Pernitride
- Names: IUPAC names dinitride(4−); diazanetetraide;

Identifiers
- 3D model (JSmol): Interactive image;
- ChEBI: CHEBI:29278;
- ChemSpider: 21864932;

Properties
- Chemical formula: N_{2}^{4−}
- Molar mass: 28.016 g·mol^{−1}

= Pernitride =

In chemistry, pernitrides are compounds containing the pernitride group, N(2-)\sN(2-).

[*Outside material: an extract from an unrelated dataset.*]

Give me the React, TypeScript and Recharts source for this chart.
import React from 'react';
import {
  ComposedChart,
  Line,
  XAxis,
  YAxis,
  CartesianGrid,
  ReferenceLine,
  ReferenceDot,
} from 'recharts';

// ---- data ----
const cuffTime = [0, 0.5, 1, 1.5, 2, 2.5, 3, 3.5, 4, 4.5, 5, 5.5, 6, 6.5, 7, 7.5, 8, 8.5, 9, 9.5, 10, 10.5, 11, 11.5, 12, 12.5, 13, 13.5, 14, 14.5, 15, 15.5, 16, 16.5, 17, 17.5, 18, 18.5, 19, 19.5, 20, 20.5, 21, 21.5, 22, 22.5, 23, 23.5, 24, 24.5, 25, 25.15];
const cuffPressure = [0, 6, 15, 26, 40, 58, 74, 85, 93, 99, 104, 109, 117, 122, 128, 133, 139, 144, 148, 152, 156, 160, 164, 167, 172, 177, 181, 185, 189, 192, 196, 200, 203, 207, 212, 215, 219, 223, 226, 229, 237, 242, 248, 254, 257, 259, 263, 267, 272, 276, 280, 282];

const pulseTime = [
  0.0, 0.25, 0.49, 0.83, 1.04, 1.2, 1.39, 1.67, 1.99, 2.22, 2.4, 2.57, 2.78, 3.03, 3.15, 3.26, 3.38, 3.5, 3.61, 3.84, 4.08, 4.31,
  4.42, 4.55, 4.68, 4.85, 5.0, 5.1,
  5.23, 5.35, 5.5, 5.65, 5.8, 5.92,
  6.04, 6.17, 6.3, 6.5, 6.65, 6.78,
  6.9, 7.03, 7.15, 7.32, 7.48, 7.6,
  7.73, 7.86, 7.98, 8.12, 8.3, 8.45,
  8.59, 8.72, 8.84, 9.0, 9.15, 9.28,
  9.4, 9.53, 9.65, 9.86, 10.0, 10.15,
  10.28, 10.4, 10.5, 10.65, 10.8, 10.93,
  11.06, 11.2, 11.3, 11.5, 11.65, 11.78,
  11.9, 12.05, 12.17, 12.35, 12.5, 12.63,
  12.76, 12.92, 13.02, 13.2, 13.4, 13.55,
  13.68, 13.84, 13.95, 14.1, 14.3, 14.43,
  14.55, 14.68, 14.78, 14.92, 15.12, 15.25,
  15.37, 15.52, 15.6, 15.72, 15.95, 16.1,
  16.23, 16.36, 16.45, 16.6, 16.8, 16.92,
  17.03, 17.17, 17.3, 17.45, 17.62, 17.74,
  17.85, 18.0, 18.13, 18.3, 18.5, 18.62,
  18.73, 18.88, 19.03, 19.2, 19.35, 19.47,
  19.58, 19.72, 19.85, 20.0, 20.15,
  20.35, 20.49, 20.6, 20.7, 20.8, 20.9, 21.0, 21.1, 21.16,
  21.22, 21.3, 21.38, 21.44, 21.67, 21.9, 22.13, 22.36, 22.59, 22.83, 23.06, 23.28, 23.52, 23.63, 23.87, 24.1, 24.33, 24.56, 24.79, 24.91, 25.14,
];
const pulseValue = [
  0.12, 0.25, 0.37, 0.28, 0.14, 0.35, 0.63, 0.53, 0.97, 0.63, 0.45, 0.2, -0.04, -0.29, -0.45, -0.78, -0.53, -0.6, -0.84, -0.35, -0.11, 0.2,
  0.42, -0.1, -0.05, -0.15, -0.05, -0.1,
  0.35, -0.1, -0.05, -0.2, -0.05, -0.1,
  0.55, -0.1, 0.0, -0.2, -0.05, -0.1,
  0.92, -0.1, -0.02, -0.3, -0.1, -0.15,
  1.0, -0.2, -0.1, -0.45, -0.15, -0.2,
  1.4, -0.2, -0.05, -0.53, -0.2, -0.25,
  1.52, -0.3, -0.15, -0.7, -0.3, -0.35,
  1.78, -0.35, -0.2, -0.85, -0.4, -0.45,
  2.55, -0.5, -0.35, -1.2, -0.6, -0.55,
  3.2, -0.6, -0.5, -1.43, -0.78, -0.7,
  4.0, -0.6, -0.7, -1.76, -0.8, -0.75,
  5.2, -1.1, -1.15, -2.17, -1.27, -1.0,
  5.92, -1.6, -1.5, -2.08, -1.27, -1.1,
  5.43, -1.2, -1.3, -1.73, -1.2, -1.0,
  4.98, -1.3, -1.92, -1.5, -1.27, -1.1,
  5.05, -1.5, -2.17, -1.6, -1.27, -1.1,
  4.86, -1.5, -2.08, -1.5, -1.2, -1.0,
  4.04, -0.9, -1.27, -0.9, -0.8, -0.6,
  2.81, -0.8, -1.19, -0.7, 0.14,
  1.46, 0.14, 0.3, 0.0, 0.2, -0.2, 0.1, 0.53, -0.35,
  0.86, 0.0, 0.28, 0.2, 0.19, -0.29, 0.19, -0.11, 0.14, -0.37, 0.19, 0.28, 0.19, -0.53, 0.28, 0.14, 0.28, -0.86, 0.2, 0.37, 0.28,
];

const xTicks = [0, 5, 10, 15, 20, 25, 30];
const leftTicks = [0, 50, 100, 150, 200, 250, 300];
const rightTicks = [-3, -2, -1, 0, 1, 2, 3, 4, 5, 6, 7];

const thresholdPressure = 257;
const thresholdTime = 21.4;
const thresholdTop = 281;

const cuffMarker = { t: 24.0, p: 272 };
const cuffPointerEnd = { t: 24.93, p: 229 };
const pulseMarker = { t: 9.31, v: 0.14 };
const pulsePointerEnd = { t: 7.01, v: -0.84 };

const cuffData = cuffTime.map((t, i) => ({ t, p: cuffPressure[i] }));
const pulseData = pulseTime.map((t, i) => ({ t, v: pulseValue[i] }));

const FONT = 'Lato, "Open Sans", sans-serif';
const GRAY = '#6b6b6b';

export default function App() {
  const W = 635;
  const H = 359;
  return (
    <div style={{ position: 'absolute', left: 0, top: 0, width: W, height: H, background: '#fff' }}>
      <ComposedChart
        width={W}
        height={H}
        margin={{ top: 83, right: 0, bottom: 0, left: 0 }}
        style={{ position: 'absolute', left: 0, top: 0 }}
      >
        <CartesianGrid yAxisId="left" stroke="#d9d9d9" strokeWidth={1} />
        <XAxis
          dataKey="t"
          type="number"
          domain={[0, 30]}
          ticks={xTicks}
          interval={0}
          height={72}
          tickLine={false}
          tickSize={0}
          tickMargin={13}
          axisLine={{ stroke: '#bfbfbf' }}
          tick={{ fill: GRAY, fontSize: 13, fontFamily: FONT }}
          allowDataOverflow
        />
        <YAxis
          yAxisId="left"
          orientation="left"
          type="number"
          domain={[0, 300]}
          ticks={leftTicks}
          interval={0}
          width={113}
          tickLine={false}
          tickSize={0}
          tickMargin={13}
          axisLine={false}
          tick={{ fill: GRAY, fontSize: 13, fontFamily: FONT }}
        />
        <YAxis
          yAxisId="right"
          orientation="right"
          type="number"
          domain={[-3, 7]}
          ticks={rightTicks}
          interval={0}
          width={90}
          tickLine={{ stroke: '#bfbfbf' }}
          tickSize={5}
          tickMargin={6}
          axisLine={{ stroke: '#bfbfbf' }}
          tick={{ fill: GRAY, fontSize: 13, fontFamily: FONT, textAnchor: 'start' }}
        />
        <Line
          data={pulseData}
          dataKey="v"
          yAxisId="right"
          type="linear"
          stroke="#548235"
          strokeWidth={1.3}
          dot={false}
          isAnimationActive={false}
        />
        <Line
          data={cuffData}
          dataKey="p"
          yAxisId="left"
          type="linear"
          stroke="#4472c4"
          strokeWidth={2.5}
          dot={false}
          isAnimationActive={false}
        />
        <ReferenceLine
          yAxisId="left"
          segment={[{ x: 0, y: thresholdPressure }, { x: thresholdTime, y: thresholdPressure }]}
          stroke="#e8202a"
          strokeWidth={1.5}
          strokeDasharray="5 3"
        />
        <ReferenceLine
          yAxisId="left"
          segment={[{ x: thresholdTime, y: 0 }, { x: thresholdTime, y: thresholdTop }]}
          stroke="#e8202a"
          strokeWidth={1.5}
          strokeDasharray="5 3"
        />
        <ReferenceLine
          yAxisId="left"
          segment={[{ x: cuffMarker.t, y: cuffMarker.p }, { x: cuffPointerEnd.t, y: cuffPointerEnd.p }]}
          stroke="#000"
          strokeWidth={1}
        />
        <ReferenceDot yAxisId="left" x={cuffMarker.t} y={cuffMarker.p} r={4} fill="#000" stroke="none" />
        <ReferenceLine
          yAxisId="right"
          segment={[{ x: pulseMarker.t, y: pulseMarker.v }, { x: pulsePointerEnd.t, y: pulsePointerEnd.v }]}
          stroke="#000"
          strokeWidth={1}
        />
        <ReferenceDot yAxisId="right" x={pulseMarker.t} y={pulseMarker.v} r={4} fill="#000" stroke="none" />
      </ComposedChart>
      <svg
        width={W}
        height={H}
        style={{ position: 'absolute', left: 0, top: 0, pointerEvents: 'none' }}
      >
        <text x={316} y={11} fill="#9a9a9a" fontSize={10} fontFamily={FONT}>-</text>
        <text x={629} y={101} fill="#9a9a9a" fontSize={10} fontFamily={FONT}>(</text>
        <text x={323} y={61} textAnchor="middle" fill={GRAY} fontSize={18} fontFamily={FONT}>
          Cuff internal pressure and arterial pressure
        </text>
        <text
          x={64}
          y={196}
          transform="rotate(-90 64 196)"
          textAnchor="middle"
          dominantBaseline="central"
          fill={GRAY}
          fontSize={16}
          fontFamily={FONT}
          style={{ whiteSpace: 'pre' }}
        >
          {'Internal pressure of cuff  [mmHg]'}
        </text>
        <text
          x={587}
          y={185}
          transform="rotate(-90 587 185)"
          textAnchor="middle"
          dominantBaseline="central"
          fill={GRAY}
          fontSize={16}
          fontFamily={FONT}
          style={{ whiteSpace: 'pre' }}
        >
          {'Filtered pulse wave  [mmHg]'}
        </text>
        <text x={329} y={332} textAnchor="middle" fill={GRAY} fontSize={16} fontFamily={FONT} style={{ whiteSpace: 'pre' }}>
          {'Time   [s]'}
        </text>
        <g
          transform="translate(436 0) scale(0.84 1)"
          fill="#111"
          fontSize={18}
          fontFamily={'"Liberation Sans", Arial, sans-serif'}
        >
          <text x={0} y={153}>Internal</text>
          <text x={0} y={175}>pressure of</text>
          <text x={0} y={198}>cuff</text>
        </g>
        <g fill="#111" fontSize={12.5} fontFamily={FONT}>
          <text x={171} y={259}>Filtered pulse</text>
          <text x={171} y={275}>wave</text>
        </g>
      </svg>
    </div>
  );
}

Pernitride is isoelectronic to peroxide (O-\sO-), from which the name is derived.

==Transition metal pernitrides==
Pernitrides MN2 for each of the platinum group elements in their +4 oxidation state (M = Pt, Ir, Os, Pd, Rh, Ru) have been obtained via direct combination of the elements at high temperature and pressure using a laser heated diamond anvil cell. Titanium(IV) pernitride TiN2 can likewise be obtained by combining titanium(III) nitride (TiN) with molecular nitrogen. All these pernitrides are recoverable (kinetically persistent) at ambient temperature and pressure with the exception of PdN2, which was inferred to decompose below 13 GPa.

==Pernitride complexes==
Pernitrides are related to hydrazine and inorganic hydrazides, from which they may be formally derived via deprotonation. A gallium pernitride complex [(GaMe)4(GaMe2)4(N2)(NH\sNMe)4] has been synthesized via thermolysis of the corresponding hydrazide [(GaMe2)4(NH\sNMe)(NH\sNHMe)2].